A Câmara Municipal, no velório; o templo católico, na missa; as ruas, no cortejo do caixão, e o cemitério de Feira de Santana, foram tomados na quarta-feira por gente de todos os credos e tendências - esquerda, centro, direita, se é que ainda podem ser chamados assim. Cristãos e comunistas, gregos e baianos, até alguns dos mais ferozes adversários do falecido em passado recente. E sempre, em todas as horas, a esposa Thaís Alencar e a filha médica, Thais Furtado Pinto dos Santos.
Mas é preciso constatar: mesmo em País sabidamente tão desmemoriado e perverso com algumas de suas mais representativas figuras, foi pífio, indesculpável mesmo, o espaço praticamente inexistente e o tratamento omisso dispensado na fase final da vida de Chico Pinto pela chamada grande imprensa. Tanto na prolongada fase de doença, quanto na morte e sepultamento do detentor de uma das mais ricas e mais expressivas biografias de parlamentar na história republicana do Brasil.
A partir dos anos 50, até o seu afastamento do palco político, Chico Pinto foi um dos nomes mais presentes nas páginas dos jornais e revistas, além dos noticiários nacionais de rádio e televisão. É estranho - e lamentável -, que em alguns dos principais veículos de comunicação do País, nem mesmo o simples registro da sua morte tenha sido feito.
Mais lamentável ainda que a falha (ou seria omissão deliberada?) se dê no momento que a imprensa nacional - e alguns de seus nomes e órgãos mais representativos - se alinham no cerrado embate de defesa da liberdade de imprensa e do pleno direito de expressão, uma das principais bandeiras levantadas por Chico Pinto nos anos de ditadura.
Com apoio de Barbosa Lima Sobrinho, na ABI, de Audálio Dantas, no Sindicato dos Jornalistas de São Paulo, além do empresário nacionalista Fernando Gasparian e o jornalista Raimundo Pereira, o deputado Francisco Pinto e seus colegas progressistas Lysâneas Maciel, Marcos Freire e Alencar Furtado vararam o País, em busca de adeptos e de recursos para viabilizar o jornal Opinião (e depois o Movimento), símbolo da imprensa alternativa brasileira, na fase mais dura de resistência política ao regime militar.

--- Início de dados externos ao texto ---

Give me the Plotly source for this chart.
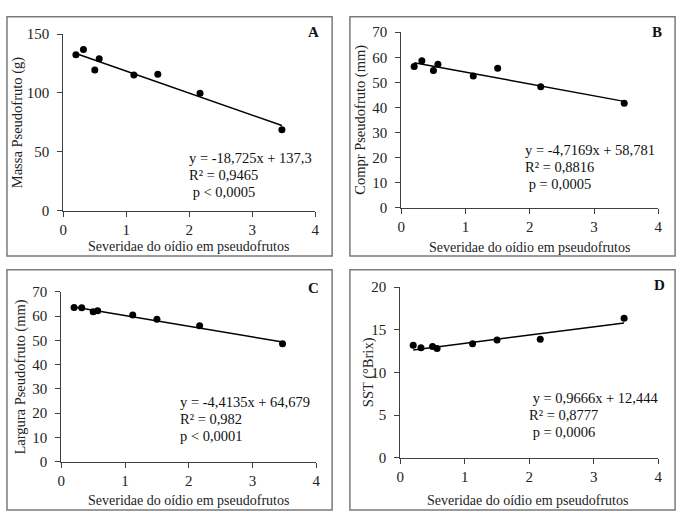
import plotly.graph_objects as go

W, H = 686, 520

# ---- data ----
severity = [0.2, 0.32, 0.5, 0.57, 1.12, 1.5, 2.17, 3.47]
massa = [132.6, 137.0, 119.5, 129.2, 115.2, 116.0, 99.8, 68.8]
compr = [56.3, 58.6, 54.7, 57.2, 52.5, 55.6, 48.2, 41.7]
largura = [63.6, 63.5, 61.8, 62.3, 60.5, 58.7, 56.1, 48.6]
sst = [13.2, 12.9, 13.05, 12.8, 13.35, 13.8, 13.9, 16.35]

slopes = [-18.725, -4.7169, -4.4135, 0.9666]
intercepts = [137.3, 58.781, 64.679, 12.444]
eq_texts = [
    ["y = -18,725x + 137,3", "R² = 0,9465", " p < 0,0005"],
    ["y = -4,7169x + 58,781", "R² = 0,8816", " p = 0,0005"],
    ["y = -4,4135x + 64,679", "R² = 0,982", "p < 0,0001"],
    [" y = 0,9666x + 12,444", "R² = 0,8777", " p = 0,0006"],
]
ylabels = ["Massa Pseudofruto (g)", "Compr Pseudofruto (mm)",
           "Largura Pseudofruto (mm)", "SST (°Brix)"]
xlabel = "Severidae do oídio em pseudofrutos"
letters = ["A", "B", "C", "D"]
yranges = [(0, 150), (0, 70), (0, 70), (0, 20)]
ydticks = [50, 10, 10, 5]
series = [massa, compr, largura, sst]

# ---- layout in pixels ----
def px(x):
    return x / W

def py(y):
    return (H - y) / H

plot_px = [  # x0, x1, ytop, ybottom
    (60, 315, 27, 209),
    (402, 662, 25, 206),
    (58, 316, 293, 468),
    (401, 662, 288, 464),
]
frames = [(3, 332, 9, 256), (350, 679, 9, 256), (3, 332, 270, 518), (350, 679, 270, 518)]
eq_pos = [(185, 155), (525, 147), (176, 407), (529, 402)]
letter_pos = [(313, 25), (661, 25), (313, 289), (663, 286)]
ytitle_x = [14, 361, 17, 369]
xtitle_pos = [(187, 246), (532, 247), (187, 508), (530, 508)]

FONT = "Liberation Serif"
fig = go.Figure()
annotations = []
shapes = []

for i in range(4):
    xa = "x" if i == 0 else f"x{i+1}"
    ya = "y" if i == 0 else f"y{i+1}"
    fig.add_trace(go.Scatter(
        x=severity, y=series[i], mode="markers",
        marker=dict(color="black", size=7),
        xaxis=xa, yaxis=ya, showlegend=False))
    xs = [min(severity), max(severity)]
    fig.add_trace(go.Scatter(
        x=xs, y=[slopes[i] * v + intercepts[i] for v in xs], mode="lines",
        line=dict(color="black", width=1.5),
        xaxis=xa, yaxis=ya, showlegend=False))

    x0, x1, yt, yb = plot_px[i]
    axis_common = dict(showgrid=False, zeroline=False, showline=True,
                       linecolor="#404040", linewidth=1.2, ticks="outside",
                       ticklen=5, tickcolor="#404040",
                       tickfont=dict(family=FONT, size=15, color="#222"))
    fig.layout[("xaxis" if i == 0 else f"xaxis{i+1}")] = dict(
        domain=[px(x0), px(x1)], range=[0, 4], dtick=1, tick0=0,
        anchor=ya, **axis_common)
    fig.layout[("yaxis" if i == 0 else f"yaxis{i+1}")] = dict(
        domain=[py(yb), py(yt)], range=list(yranges[i]), dtick=ydticks[i], tick0=0,
        anchor=xa, ticklabelstandoff=5, **axis_common)

    fx0, fx1, fy0, fy1 = frames[i]
    shapes.append(dict(type="rect", xref="paper", yref="paper",
                       x0=px(fx0), x1=px(fx1), y0=py(fy1), y1=py(fy0),
                       line=dict(color="#7a7a7a", width=1.5)))

    ex, ey = eq_pos[i]
    for k, t in enumerate(eq_texts[i]):
        annotations.append(dict(text=t, xref="paper", yref="paper",
                                x=px(ex), y=py(ey + k * 17.5), xanchor="left",
                                yanchor="middle", showarrow=False,
                                font=dict(family=FONT, size=14.5, color="#111")))
    lx, ly = letter_pos[i]
    annotations.append(dict(text=f"<b>{letters[i]}</b>", xref="paper", yref="paper",
                            x=px(lx), y=py(ly), xanchor="center", yanchor="middle",
                            showarrow=False, font=dict(family=FONT, size=15, color="#111")))
    annotations.append(dict(text=ylabels[i], xref="paper", yref="paper",
                            x=px(ytitle_x[i]), y=py((yt + yb) / 2), textangle=-90,
                            xanchor="center", yanchor="middle", showarrow=False,
                            font=dict(family=FONT, size=14.5, color="#222")))
    tx, ty = xtitle_pos[i]
    annotations.append(dict(text=xlabel, xref="paper", yref="paper",
                            x=px(tx), y=py(ty), xanchor="center", yanchor="middle",
                            showarrow=False, font=dict(family=FONT, size=14, color="#222")))

fig.update_layout(width=W, height=H, margin=dict(l=0, r=0, t=0, b=0),
                  paper_bgcolor="white", plot_bgcolor="white",
                  annotations=annotations, shapes=shapes)

fig.write_html("out.html", config={"displayModeBar": False},
               post_script="document.body.style.margin='0px';document.body.style.overflow='hidden';")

Antes de partir, Chico Pinto deixou patente a desilusão com rumos da política brasileira e o seu desencanto maior se voltava para "velhos companheiros de esquerda". Na última conversa que tivemos, sugeriu; "é preciso alguém para balançar a gola do paletó dessa gente e gritar: vocês querem botar tudo a perder outra vez?". Sim, ele partiu sem perder outra de suas grandes qualidades: a ironia. "Já falei tudo. Acho que agora estão vindo me buscar de vez. Sinto patadas de cavalo no coração", brincou horas antes do médico assinar o atestado de óbito.
Termino estas linhas com as palavras de Simone de Beauvoir sobre Jean-Paul Sartre na dedicatória do livro "Cerimônia do Adeus": "Para todos que o amaram e que amarão". Não encontro outras melhores para dedicar a Chico Pinto.